The Substitute sequels always find a way to shoehorn a professional mercenary into needing to pose as a teacher in order to murder some of his students for being up to (A) general drug dealing, gang banging, Jeff Gillooly-esque kneecappery, being in something awesomely called "The Kings of Destruction" (B) car-jacking, gang-banging, being in something unimaginatively called "The Brotherhood" (C) being on a football team, taking some frothing Benoit fantasia inducing steroids, ripping the tops of desks apart from the chair (D) being in the military, being Nazis, blowing up power plants, beheading old rich guys. Fortunately, D is the plot for The Substitute 4: Failure Is Not An Option and it makes for the least action filled, most nonsensical, strangely name actor filled (by Substitute standards) Substitute yet.

Before getting all Trick or Treaty on you, it bears mentioning that Patrick Kilpatrick is truly remarkable as a American military academy commandant at the realistically titled American Military Academy of the South, who has a poorly kept secret Nazi society called the Werewolves, who cleverly disguise themselves by wearing SS logos on their hats and armbands and denying the Holocaust to anyone within earshot. He constantly accuses Treat Williams of fostering "Multiculturalism" at his beloved academy and bragging about how a race war is totally gonna happen this time if he just blows up that billion dollar power plant that was funded entirely by money from black people apparently! (not making this up, I think!)

Treat is a lover and a fighter and he hates intolerance more than anything so he's on edge from the start about these Werewolf kids who keep trying to kill him and deny the Holocaust and what not. Good for Treat that former Stallone fiance and fading ginger sexpot Angie Everhart is also around to provide some nudity that otherwise the film would have been sorely lacking. She also takes a bullet for him at the end and it is very poignant. Also, good for Treat that Bill "Radio Raheem" Nunn is around to act all crazy like and give him guns when he needs them and kill some racists, too, because as a black man, his righteous anger against the skinheads is more crowd cheeringly deserved. But really, at the end of the day, this is a movie that belongs to the Treat and he does not disappoint.

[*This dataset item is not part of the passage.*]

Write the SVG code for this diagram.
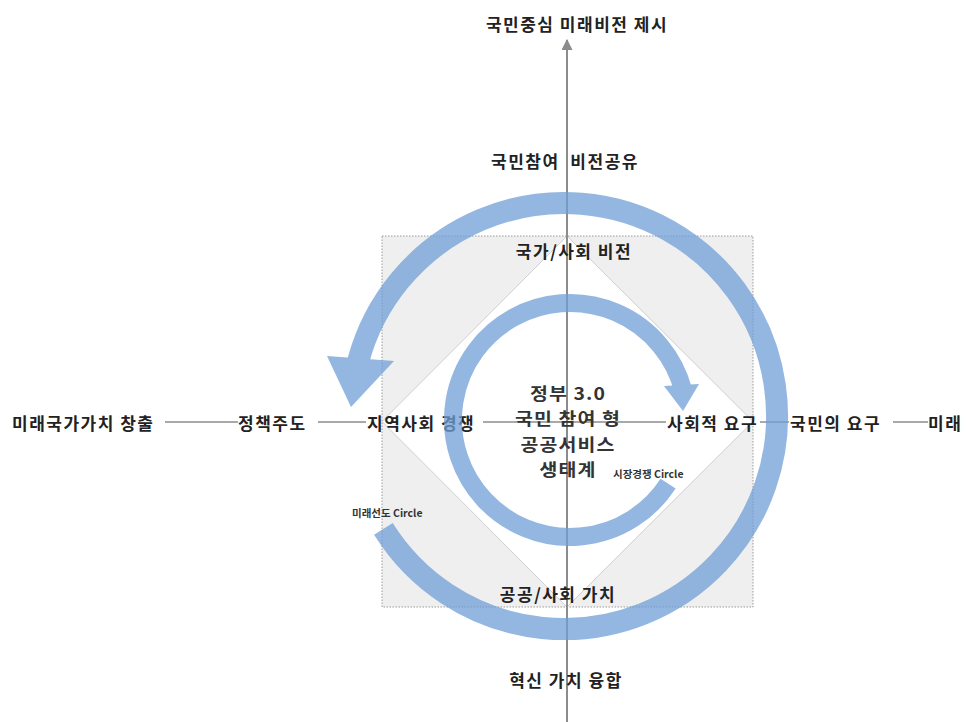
<svg xmlns="http://www.w3.org/2000/svg" width="968" height="722" viewBox="0 0 968 722">
<defs>
<style>
.lbl{font-family:"Noto Sans CJK KR","Noto Sans",sans-serif;font-weight:bold;font-size:17px;letter-spacing:1.5px;fill:#222}
.mid{text-anchor:middle}
.ctr{font-family:"Noto Sans CJK KR","Noto Sans",sans-serif;font-weight:bold;font-size:17.2px;letter-spacing:1px;fill:#333;text-anchor:middle}
.sm{font-family:"Noto Sans CJK KR","Noto Sans",sans-serif;font-weight:bold;font-size:10.5px;fill:#333}
.corner{fill:#efefef}
.diag{stroke:#cfcfcf;stroke-width:1;fill:none}
.axis{stroke:#8c8c8c;fill:none}
.ring{fill:none;stroke:#6f9fd6;stroke-linecap:butt}
</style>
<marker id="ah" viewBox="0 0 10 10" refX="9" refY="5" markerWidth="5.5" markerHeight="5.5" orient="auto" markerUnits="strokeWidth">
<path d="M0,0 L10,5 L0,10 z" fill="#8c8c8c"/>
</marker>
</defs>
<rect width="968" height="722" fill="#ffffff"/>
<g id="frame">
<polygon class="corner" points="382,236 567,236 382,421.5"/>
<polygon class="corner" points="567,236 753,236 753,421.5"/>
<polygon class="corner" points="753,421.5 753,607 567,607"/>
<polygon class="corner" points="382,421.5 382,607 567,607"/>
<polygon class="diag" points="567,236 753,421.5 567,607 382,421.5"/>
<rect x="382" y="236" width="371" height="371" fill="none" stroke="#9a9a9a" stroke-width="1" stroke-dasharray="1.5 1.5"/>
</g>
<g id="connectors">
<line class="axis" x1="567" y1="722" x2="567" y2="40" stroke-width="2" marker-end="url(#ah)"/>
<line class="axis" x1="165" y1="422" x2="238" y2="422" stroke-width="1.5"/>
<line class="axis" x1="318" y1="422" x2="366" y2="422" stroke-width="1.5"/>
<line class="axis" x1="483" y1="422" x2="666" y2="422" stroke-width="1.5"/>
<line class="axis" x1="760" y1="422" x2="789" y2="422" stroke-width="1.5"/>
<line class="axis" x1="893" y1="422" x2="928" y2="422" stroke-width="1.5"/>
</g>
<g id="label-top"><text class="lbl mid" x="577" y="31">국민중심 미래비전 제시</text></g>
<g id="label-vision-share"><text class="lbl mid" x="565" y="168" xml:space="preserve">국민참여  비전공유</text></g>
<g id="label-nation-vision"><text class="lbl mid" x="574" y="258">국가/사회 비전</text></g>
<g id="label-future-value"><text class="lbl" x="12" y="430">미래국가가치 창출</text></g>
<g id="label-policy"><text class="lbl" x="238" y="430">정책주도</text></g>
<g id="label-local"><text class="lbl" x="367" y="430">지역사회 경쟁</text></g>
<g id="label-social-need"><text class="lbl" x="667" y="430">사회적 요구</text></g>
<g id="label-citizen-need"><text class="lbl" x="790" y="430">국민의 요구</text></g>
<g id="label-future-right"><text class="lbl" x="928" y="430">미래</text></g>
<g id="label-public-value"><text class="lbl mid" x="558" y="601">공공/사회 가치</text></g>
<g id="label-innovation"><text class="lbl mid" x="566" y="687">혁신 가치 융합</text></g>
<g id="label-center">
<text class="ctr" transform="translate(568,400) scale(1.13,1)">정부 3.0</text>
<text class="ctr" transform="translate(568,425.4) scale(1.13,1)">국민 참여 형</text>
<text class="ctr" transform="translate(568,450.8) scale(1.13,1)">공공서비스</text>
<text class="ctr" transform="translate(568,476.2) scale(1.13,1)">생태계</text>
</g>
<g id="label-market-circle"><text class="sm" x="613" y="478">시장경쟁 Circle</text></g>
<g id="label-future-circle"><text class="sm" x="352" y="517">미래선도 Circle</text></g>
<g id="cycles" opacity="0.75">
<g id="outer-cycle">
<path class="ring" stroke-width="22" d="M 383.4 528.9 A 213 213 0 1 0 358.3 360.9"/>
<polygon points="327,356 394,361 351,407" fill="#6f9fd6"/>
</g>
<g id="inner-cycle">
<path class="ring" stroke-width="18" d="M 668.1 483.7 A 117 117 0 1 1 683.0 389.7"/>
<polygon points="664,386 699,384 683,411" fill="#6f9fd6"/>
</g>
</g>
</svg>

Treat spins and kicks and flips bad guys over his back like cabbage. He spits and kisses and dances his way into our hearts during the torrid and truncated Campus Dance scene. But most of all, the way he bravely follows the Werewolves on their mission to blow up the power plant, then stands around doing nothing, waiting till after the power plant explodes to start kicking everyone's butt after they get back to campus, really seals the deal. Ultimately, The Substitute series is about the titular character teaching his students important life lessons with his feet and fists and IF he had stopped them and killed them off campus, his point would not have been so pointed. Only at a school can the most righteous teaching of death be solidly administered. Only at a school can the flimsy gimmick of a mercenary stopping crime tie back into the title of the series. Life lessons can be taught at school, but no one is better at offering death lessons than my man Treat Williams as Karl Thomasson in The Substitute 2 : School's Out, The Substitute 3 : Winner Takes All, and The Substitute 4: Failure Is Not An Option. Thank you, Treat Williams, for teaching us about death and teaching . . . again.

Also:

The Man Can Sing! (and not just that Hair shit)



He simply cannot be any Treatier!

1 comment:

Adam Lounsbery said...

Thank you for your bizarre and enjoyable commentary on this bizarre and enjoyable movie. I just watched it, and I really liked reading your take on it. The Substitute Part 1: Substitute is still the best of the series for both action and campy laughs, but the three Treat Williams follow-ups are pretty good, and strangely sad and poignant.